Weekly News Roundup: Ads.txt Catches On (To Some Agencies’ Chagrin), Transparency in the Header, More

Who’s This Asking to Get Into Your Ads.txt?

Over on Reddit, publishers are reporting they’re receiving loads of emails from senders identifying themselves as reps from some kind of agency or another, demanding their company be added to the publisher’s Ads.txt file or else they’ll stop buying that publisher’s inventory. By the sound of this Reddit thread, a lot of the time these messages are coming from companies the publisher’s ops team has never heard of. AdExchanger reported on this story as well. Fortunately, AdExchanger’s read is that not many pubs are biting at these messages. It sounds like some wishful thinking for these small-potatoes agencies and marketing companies—they’re asking to be added to the publisher’s Ads.txt even when they aren’t buying the publisher’s inventory yet, but might want to in the future. The twist is that there’s nothing in the Ads.txt initiative that prevents many of those agencies from buying inventory from many of these publishers. Ads.txt is just intended to prevent unauthorized reselling of the pub’s inventory. Publishers hold the high ground in this battle, for once. Good thing they’re choosing to talk to each other before ceding it.

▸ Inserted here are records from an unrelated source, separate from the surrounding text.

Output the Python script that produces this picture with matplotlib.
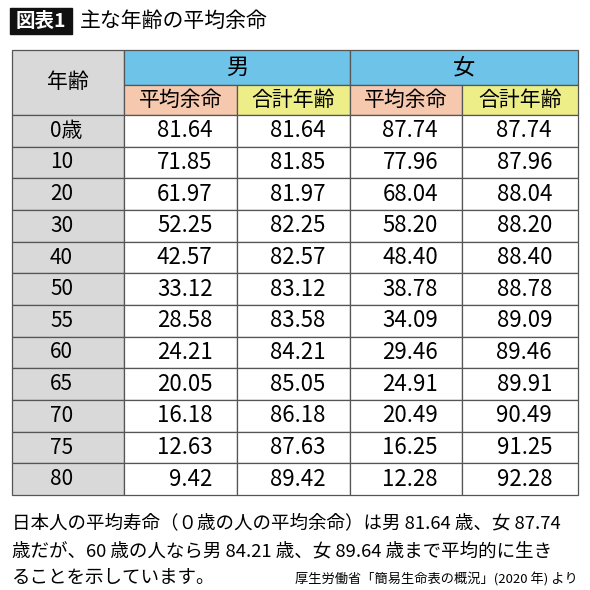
import matplotlib.pyplot as plt
from matplotlib.patches import Rectangle

plt.rcParams['font.family'] = ['Noto Sans CJK JP', 'DejaVu Sans']

ages = ['0歳', '10', '20', '30', '40', '50', '55', '60', '65', '70', '75', '80']
male_remain = [81.64, 71.85, 61.97, 52.25, 42.57, 33.12, 28.58, 24.21, 20.05, 16.18, 12.63, 9.42]
male_total = [81.64, 81.85, 81.97, 82.25, 82.57, 83.12, 83.58, 84.21, 85.05, 86.18, 87.63, 89.42]
female_remain = [87.74, 77.96, 68.04, 58.20, 48.40, 38.78, 34.09, 29.46, 24.91, 20.49, 16.25, 12.28]
female_total = [87.74, 87.96, 88.04, 88.20, 88.40, 88.78, 89.09, 89.46, 89.91, 90.49, 91.25, 92.28]
groups = ['男', '女']
subheads = ['平均余命', '合計年齢']

fig = plt.figure(figsize=(5.9, 5.9), dpi=100)
ax = fig.add_axes([0, 0, 1, 1])
ax.set_xlim(0, 590)
ax.set_ylim(590, 0)
ax.axis('off')

blue = '#6ec3e8'
salmon = '#f6c8ad'
yellow = '#eeee88'
grey = '#d9d9d9'
line = '#555555'

# title
ax.add_patch(Rectangle((10, 8), 62, 26, color='#111111'))
ax.text(41, 21, '図表1', color='white', fontsize=14, fontweight='bold', ha='center', va='center')
ax.text(80, 21, '主な年齢の平均余命', fontsize=15, ha='left', va='center')

cols = [12, 124, 237, 350, 462, 578]
top, h1, h2 = 50, 85, 115
nrows = len(ages)
rh = (495 - h2) / nrows

def cell(x0, x1, y0, y1, fc):
    ax.add_patch(Rectangle((x0, y0), x1 - x0, y1 - y0, facecolor=fc, edgecolor=line, lw=0.9))

cell(cols[0], cols[1], top, h2, grey)
ax.text((cols[0] + cols[1]) / 2, (top + h2) / 2, '年齢', fontsize=15, ha='center', va='center')
for g, name in enumerate(groups):
    x0, x1 = cols[1 + 2 * g], cols[3 + 2 * g]
    cell(x0, x1, top, h1, blue)
    ax.text((x0 + x1) / 2, (top + h1) / 2, name, fontsize=16, ha='center', va='center')
    for s, sub in enumerate(subheads):
        a, b = cols[1 + 2 * g + s], cols[2 + 2 * g + s]
        cell(a, b, h1, h2, salmon if s == 0 else yellow)
        ax.text((a + b) / 2, (h1 + h2) / 2, sub, fontsize=15, ha='center', va='center')

series = [male_remain, male_total, female_remain, female_total]
for i, age in enumerate(ages):
    y0 = h2 + i * rh
    cell(cols[0], cols[1], y0, y0 + rh, grey)
    ax.text(50, y0 + rh / 2, age, fontsize=15, ha='left', va='center')
    for j, vals in enumerate(series):
        a, b = cols[1 + j], cols[2 + j]
        cell(a, b, y0, y0 + rh, 'white')
        ax.text((a + b) / 2 + 32, y0 + rh / 2, f'{vals[i]:.2f}', fontsize=16, ha='right', va='center')

note1 = '日本人の平均寿命（０歳の人の平均余命）は男 81.64 歳、女 87.74'
note2 = '歳だが、60 歳の人なら男 84.21 歳、女 89.64 歳まで平均的に生き'
note3 = 'ることを示しています。'
ax.text(12, 523, note1, fontsize=13.3, ha='left', va='center')
ax.text(12, 551, note2, fontsize=13.3, ha='left', va='center')
ax.text(12, 578, note3, fontsize=13.3, ha='left', va='center')
ax.text(578, 579, '厚生労働省「簡易生命表の概況」(2020 年) より', fontsize=9.5, ha='right', va='center')

fig.savefig('out.png', dpi=100)
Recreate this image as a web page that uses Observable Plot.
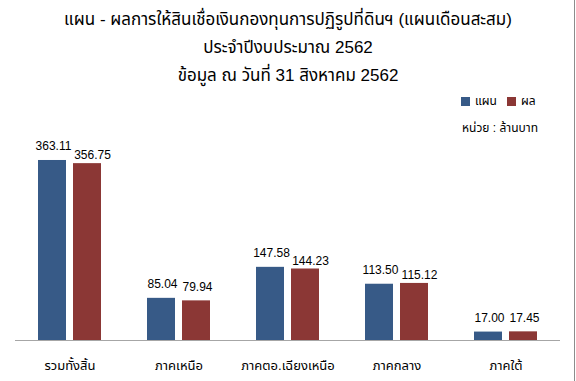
<!DOCTYPE html>
<html>
<head>
<meta charset="utf-8">
<script src="https://cdn.jsdelivr.net/npm/d3@7"></script>
<script src="https://cdn.jsdelivr.net/npm/@observablehq/plot@0.6"></script>
<style>
  html, body { margin: 0; padding: 0; background: #fff; }
  #wrap { position: relative; width: 576px; height: 381px; overflow: hidden; font-family: Tahoma, "Liberation Sans", "Noto Sans Thai", "Noto Sans", sans-serif; color: #000; }
  #wrap svg { position: absolute; left: 0; top: 0; }
  .title { position: absolute; left: 0; width: 576px; text-align: center; font-size: 17px; line-height: 20px; }
  .legend { position: absolute; font-size: 12px; line-height: 14px; display: flex; align-items: center; }
  .sw { display: inline-block; width: 9px; height: 9px; margin-right: 5px; }
  .border { position: absolute; left: 574px; top: 0; width: 1px; height: 381px; background: #8c8c8c; }
</style>
</head>
<body>
<div id="wrap"></div>
<script>
const titleLines = [
  "แผน - ผลการให้สินเชื่อเงินกองทุนการปฏิรูปที่ดินฯ (แผนเดือนสะสม)",
  "ประจำปีงบประมาณ 2562",
  "ข้อมูล ณ วันที่ 31 สิงหาคม 2562"
];
const unitLabel = "หน่วย : ล้านบาท";
const categories = ["รวมทั้งสิ้น", "ภาคเหนือ", "ภาคตอ.เฉียงเหนือ", "ภาคกลาง", "ภาคใต้"];
const seriesNames = ["แผน", "ผล"];
const planValues = [363.11, 85.04, 147.58, 113.50, 17.00];
const actualValues = [356.75, 79.94, 144.23, 115.12, 17.45];
const seriesColors = ["#375a87", "#8b3735"];

const data = categories.flatMap((c, i) => [
  {cat: c, s: seriesNames[0], v: planValues[i]},
  {cat: c, s: seriesNames[1], v: actualValues[i]}
]);

const fontFam = 'Tahoma, "Liberation Sans", "Noto Sans Thai", "Noto Sans", sans-serif';

const chart = Plot.plot({
  width: 576,
  height: 381,
  marginLeft: 13,
  marginRight: 15,
  marginTop: 141.7,
  marginBottom: 41,
  style: {fontFamily: fontFam, fontSize: "12px", color: "#000", background: "transparent"},
  fx: {domain: categories, padding: 0, label: null, axis: "bottom", tickSize: 0, tickPadding: 20},
  x: {domain: seriesNames, paddingInner: 0.194, paddingOuter: 0.619, axis: null},
  y: {domain: [0, 400], axis: null},
  color: {domain: seriesNames, range: seriesColors},
  marks: [
    Plot.barY(data, {fx: "cat", x: "s", y: "v", fill: "s"}),
    Plot.ruleY([0], {stroke: "#a6a6a6", strokeWidth: 1}),
    Plot.text(data.filter(d => !(d.s === seriesNames[1] && d.v >= 100)), {
      fx: "cat", x: "s", y: "v", text: d => d.v.toFixed(2), dy: -14, dx: 1, fontSize: 12, fill: "#000"
    }),
    Plot.text(data.filter(d => d.s === seriesNames[1] && d.v >= 100), {
      fx: "cat", x: "s", y: "v", text: d => d.v.toFixed(2), dy: -8, dx: 5, fontSize: 12, fill: "#000"
    })
  ]
});

const wrap = document.getElementById("wrap");
wrap.appendChild(chart);
chart.querySelectorAll("g[aria-label='fx-axis tick label'] text").forEach(t => t.setAttribute("font-size", "13"));

titleLines.forEach((t, i) => {
  const d = document.createElement("div");
  d.className = "title";
  d.style.top = (10 + i * 28) + "px";
  d.textContent = t;
  wrap.appendChild(d);
});

const leg = document.createElement("div");
leg.className = "legend";
leg.style.left = "461px";
leg.style.top = "94px";
leg.innerHTML = seriesNames.map((n, i) =>
  `<span class="sw" style="background:${seriesColors[i]}"></span><span style="margin-right:10px">${n}</span>`).join("");
wrap.appendChild(leg);

const unit = document.createElement("div");
unit.className = "legend";
unit.style.left = "462px";
unit.style.top = "121px";
unit.textContent = unitLabel;
wrap.appendChild(unit);

const b = document.createElement("div");
b.className = "border";
wrap.appendChild(b);
</script>
</body>
</html>
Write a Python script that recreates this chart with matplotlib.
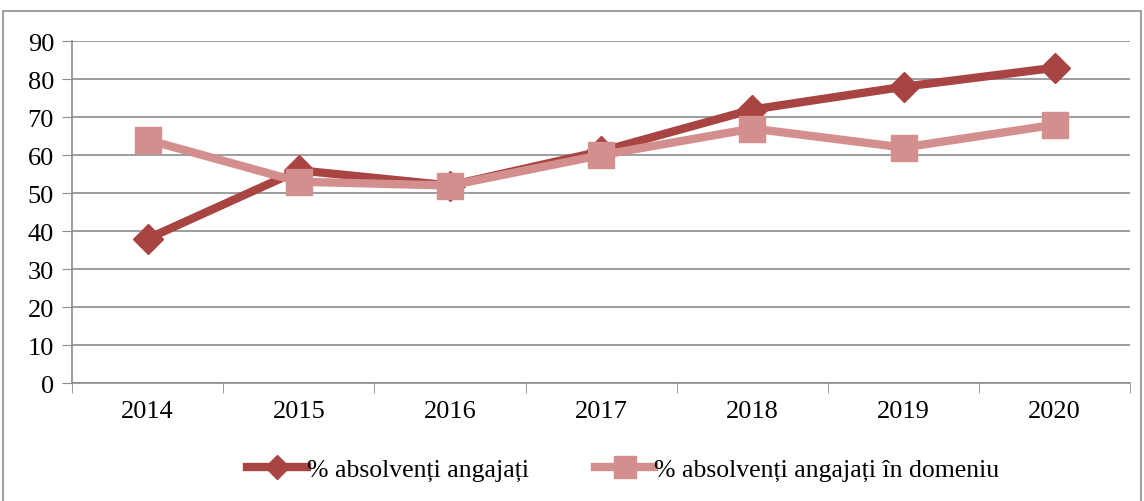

… And More Publishers Are Getting On Board With Ads.txt

Ben Kneen of Ad Ops Insider updated his figures on Ads.txt adoption. In the first 100 days of Ads.txt, 13% of the 10,000 most popular ad-selling websites had implemented it. He posted that figure in mid-September. Since then, the number shot up to 44% of those same 10,000 sites. Kneen suggests this might be “a record for publisher embrace of any IAB standard.” He chalked up the uptick to the Sept. 21 announcement that Google DBM would stop buying from unauthorized supply paths by the end of October, endorsing the Ads.txt initiative. Digiday pointed out how Google’s been assertive with Ads.txt adoption: They’ve added a tab in DFP showing publishers which ad sellers have listed their domains, and they’ve helped publishers set up their own Ads.txt files.

No More Buy-Side Fees for Rubicon, Following Auction Experiments

Rubicon Project did away with buy-side fees earlier this week. AdExchanger reports the company has been reducing its take rates since 2016, and eliminating buy-side fees will continue to push down those rates. According to Rubicon CEO Michael Barrett, they need to get those rates down to 10-15% in order to be competitive. Sounds like they’ve been looking for ways to do that as painlessly as possible: While experimenting with its auction models last month, Rubicon found modified first-price auctions with no buyer fees brought about more revenue for publishers and increased win rates for buyers. And reportedly that worked out better for everyone involved than other auction models it had played with.

Rubicon will continue charging publisher fees, and platform access fees to buyers who are too small-stakes for Rubicon to profit from their spending. Barrett said publisher fees were more stable overall than buyer fees: “Boy, did we live a dynamic roller coaster with [buy-side fees] this year,” he commented. Meanwhile, overall spending coming through the Rubicon platform has been in decline versus last year.

Does Header Cause Lack of Transparency, or Expose It?

My colleague Gavin Dunaway went to Ad:Tech NY this week, where a casual comment from Scott Spencer, Director, Product Management at Google, sent him riffing. Spencer said header tags have caused transparency issues in the industry. Might as well roll up Gavin’s response on Twitter into one package: “Header tags have caused transparency issues? Uh, they were there before. A lot of transparency issues can be attributed to the closed nature of DFP. The header leveled the playing field, allowing pubs to get all their inventory accurately valued. Domain spoofing and arbitrage existed long before rise of the header; header may have exposed their profligacy. But the other issue is blind cookie chasing at the lowest price possible. People keep saying that if it sounds too good to be true. It probably is… but that message has yet to resonate with buyers (particularly when they have spend they need to ditch).”

Safari Cookie-Blocking Fallout Hits Exchanges

A couple weeks back, we mentioned the toll Apple’s new-ish cookie policy for Safari was taking on programmatic-heavy publishers. Now AdExchanger is reporting its effect on the exchanges: Their headline on that subject read, “Apple’s Safari Tracking Changes Costs Criteo $1M In Q3, And Could Cost A Minimum Of $20M In Q4.” That says plenty, as is. For the sake of context, Criteo was projecting $260-$263 million in revenue for Q4 2017. But the company is not taking this lying down: They’ve developed a work-around that hinges on a cookie-less identifier that works across different sites and servers. That method is still compliant with Apple’s cookie policy.